What does entitlement mean to you?
I think it means the assumption that we are owed something simply by virtue of who we are rather than what we’ve earned.
Start saving money early. Save as much as you can.
There are plenty of things worth spending your money on, but be mindful about your money - Don’t p*ss it away.
If a girl is drunk she cannot consent. Don’t even think about hooking up when your partner is intoxicated. It’s immoral and illegal. No excuses. No exceptions. . Break this law and you will be (rightfully) charged with rape and you will get sent to prison.
Pedestrians get hit all the time. Be aware when you’re driving OR walking.
Wear reflective gear if walking at night.
Stay off your phone when driving OR walking.
Uplift your friends and surround yourself with friends who uplift you. In person and online. Encourage each other to let your lights shine brightly. Never bully or steal someone’s joy.

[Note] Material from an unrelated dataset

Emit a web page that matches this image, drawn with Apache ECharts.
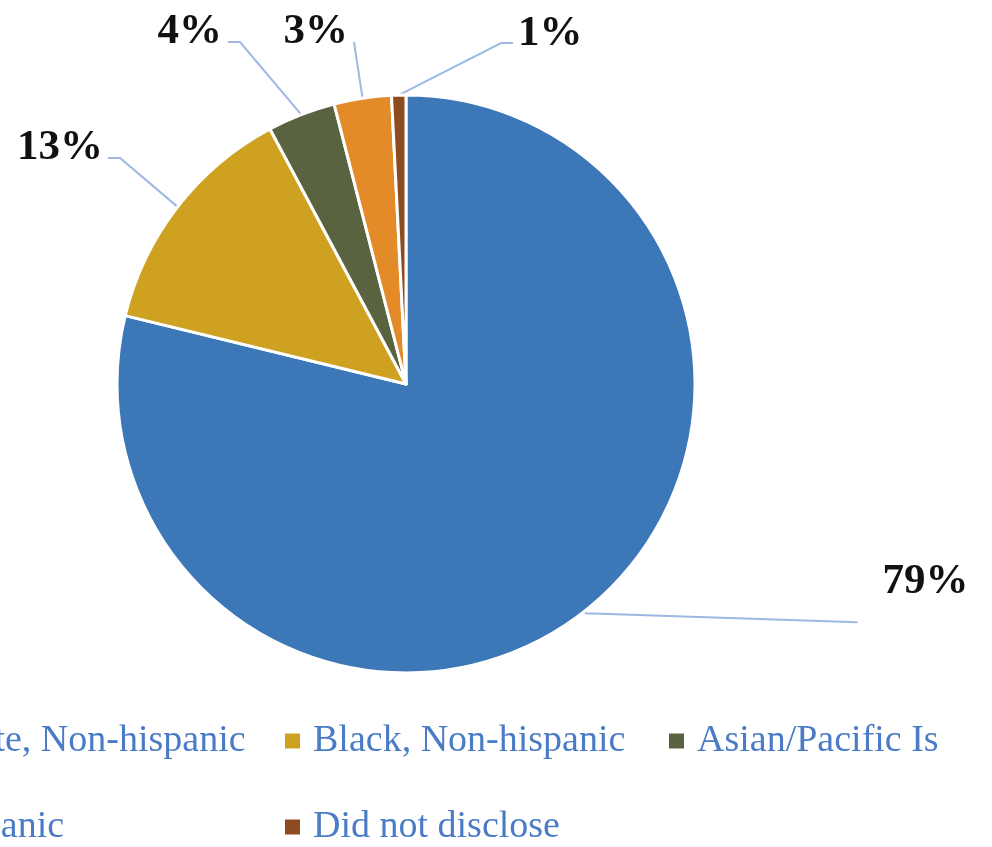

Sex is something you do *with* someone, not *to* them. It should never be about scoring or bragging. It doesn’t make you a man. A man is someone who respects himself and others
Venting is crucial but not always appropriate. Make sure you’re in the right place (no chance whatsoever of being overheard), the right time (take care of business first) and that the person you’re unloading on has the mental bandwidth to listen to you vent your emotions. Avoid interrupting if they’re busy, or not in a good headspace. You’ll know this because you asked.
Use timers to motivate and structure. "Better have your jammies on and teeth brushed by the time the timer goes off!" Using a simple timer helps things not drag on and on.